Added option to impute missing values during training
Issues
- Resolves #301 .
Change(s) made
- In preprocess.R, we added an option called impute_in_preprocessing that defaults to True. When it is true, it calls the impute function, which performs the imputation on the data. When it is set to false, this step gets skipped.
- We created a file called impute.R where we moved code from preprocess.R that would be shared between files. We created two functions: impute(), which takes in a dataset and performs the imputation, and prep_data(), which gets the dataset into the proper format to perform imputation.

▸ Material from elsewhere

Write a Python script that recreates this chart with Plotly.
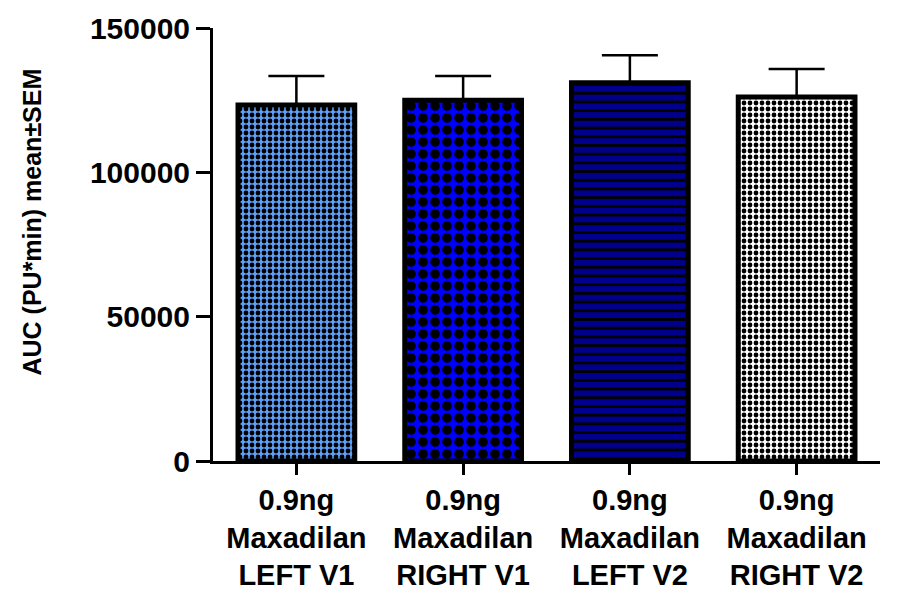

- In run_ml, we added an option called impute_in_training, which defaults to False. When it is true, it calls prep_data() and performs the imputation step following the train/test data split. When it is false, it does not modify the input dataset.
- We added test cases to test-run_ml.R and in test-preprocess.R to ensure that our functionality worked as expected.
Checklist
(~Strikethrough~ any points that are not applicable.)

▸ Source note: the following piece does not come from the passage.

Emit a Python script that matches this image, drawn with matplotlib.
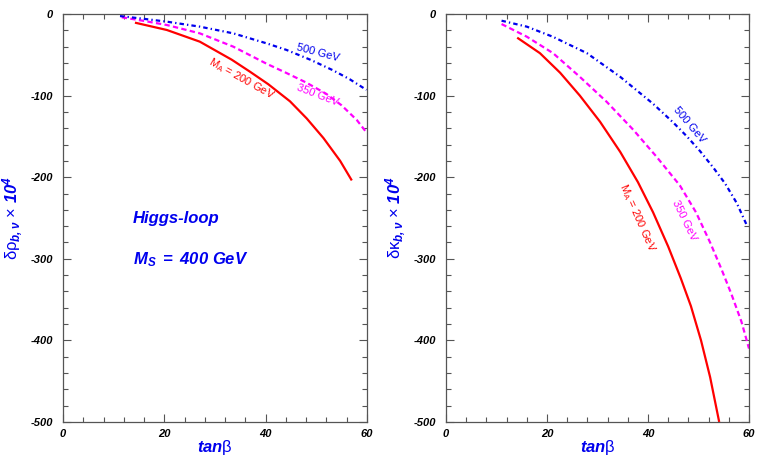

- [X] Write unit tests for any new functionality or bug fixes.
- Update docs if there are any API changes:
- [ ] roxygen comments
- [ ] vignettes
- [X] Update
NEWS.mdif this includes any user-facing changes. - [ ] The check workflow succeeds on your most recent commit. This is always required before the PR can be merged.

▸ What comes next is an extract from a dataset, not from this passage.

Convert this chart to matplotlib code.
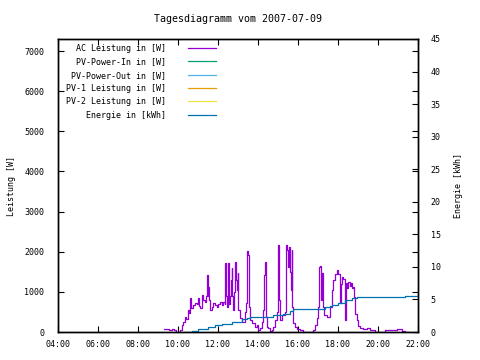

These are API changes, so we'll need to document how to use them in the 'preprocess' vignette and roxygen comments.
Tip: You can run devtools::check() to see if your local version of the package passes the checks successfully, even before you commit and push your changes.
https://r-pkgs.org/whole-game.html#check
These are API changes, so we'll need to document how to use them in the 'preprocess' vignette and roxygen comments.
Would you like us to include information about how to use the option we added to the run_ml function in the 'preprocess' vignette, or should this be included elsewhere?
These are API changes, so we'll need to document how to use them in the 'preprocess' vignette and roxygen comments.
Would you like us to include information about how to use it in the run_ml function in the 'preprocess' vignette, or should this be included elsewhere?
I would discuss it in a new subheading the preprocess vignette, probably nested under the heading "Replace missing continuous data with the median value of that feature" (also maybe rephrase this heading to make it more succinct). Show how to call both preprocess_data and run_ml in one code chunk.